What Does Headwinds Mean for Business and the Economy?

Uncover what headwinds mean for business and the economy. Learn how these challenging forces impede progress and shape market outcomes.

Headwinds are a commonly used metaphor in financial and economic discussions, referring to forces or obstacles that make progress difficult. These conditions impede an entity’s forward movement, slowing its trajectory or making it harder to achieve desired outcomes.

Defining Headwinds

The term “headwinds” originates from the literal experience of wind blowing against the direction of travel, such as for a ship or airplane, making movement slower and requiring more effort. In business and economics, this metaphor describes any adverse condition or obstacle that impedes growth or success. These are typically external forces beyond an individual company’s or economy’s immediate control. Headwinds create resistance, demanding increased effort and potentially leading to stagnation or decline.

Examples of Headwinds in Business and Economy

Economic headwinds encompass broad challenges affecting numerous sectors. High inflation significantly increases operating costs, from raw materials to personnel expenses, forcing difficult financial decisions and eroding consumer purchasing power. Rising interest rates, often a response to combat inflation, make borrowing more expensive for businesses and consumers.

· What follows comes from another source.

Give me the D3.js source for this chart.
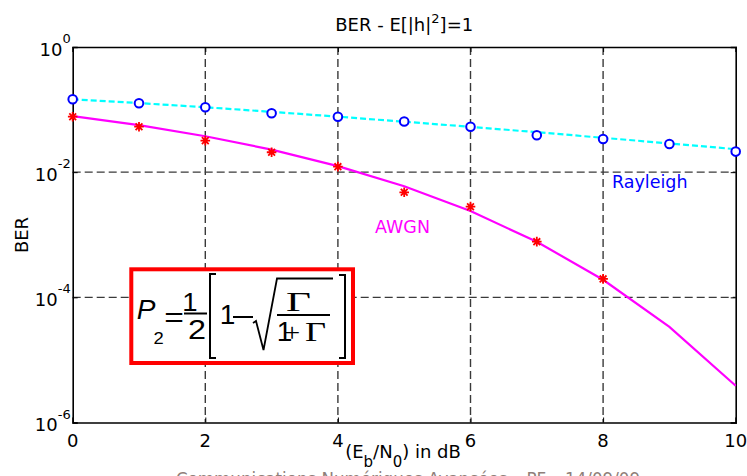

This increased cost of credit can dampen consumer spending and stall business expansion plans.

Supply chain disruptions represent another major economic headwind, interrupting the flow of goods and services. These disruptions can lead to material shortages, increased procurement and transportation costs, reduced sales, and diminished customer satisfaction. Geopolitical instability, involving trade tensions or conflicts, can exacerbate supply chain issues, trigger tariffs, and introduce volatility into financial markets, impacting global economic performance. Persistent labor shortages make it challenging for businesses to find qualified workers, leading to higher labor costs, reduced operating hours, and potential compromises in service quality.

Business or industry-specific headwinds also present unique challenges. New regulations impose significant compliance costs related to labor, equipment, and processes. These costs can divert resources from research and development or deter new projects, impacting a company’s ability to innovate and grow. Changes in consumer preferences, such as a shift towards sustainable products or digital-first services, require businesses to adapt their marketing, product development, and operational strategies. Failure to respond to these evolving preferences can result in a loss of market share and reduced competitiveness.

Distinguishing Headwinds from Tailwinds

To understand headwinds, it is helpful to contrast them with “tailwinds,” which represent favorable conditions that propel an entity forward. Tailwinds provide momentum, making progress easier and faster, much like wind blowing from behind a sailing ship. Examples include strong consumer demand, which boosts sales and revenue, or technological innovations that open new markets and efficiencies. Supportive government policies, such as tax incentives or infrastructure investments, can also act as tailwinds. While headwinds create resistance and slow progress, tailwinds provide acceleration and facilitate growth, making the distinction valuable for analyzing market conditions and business performance.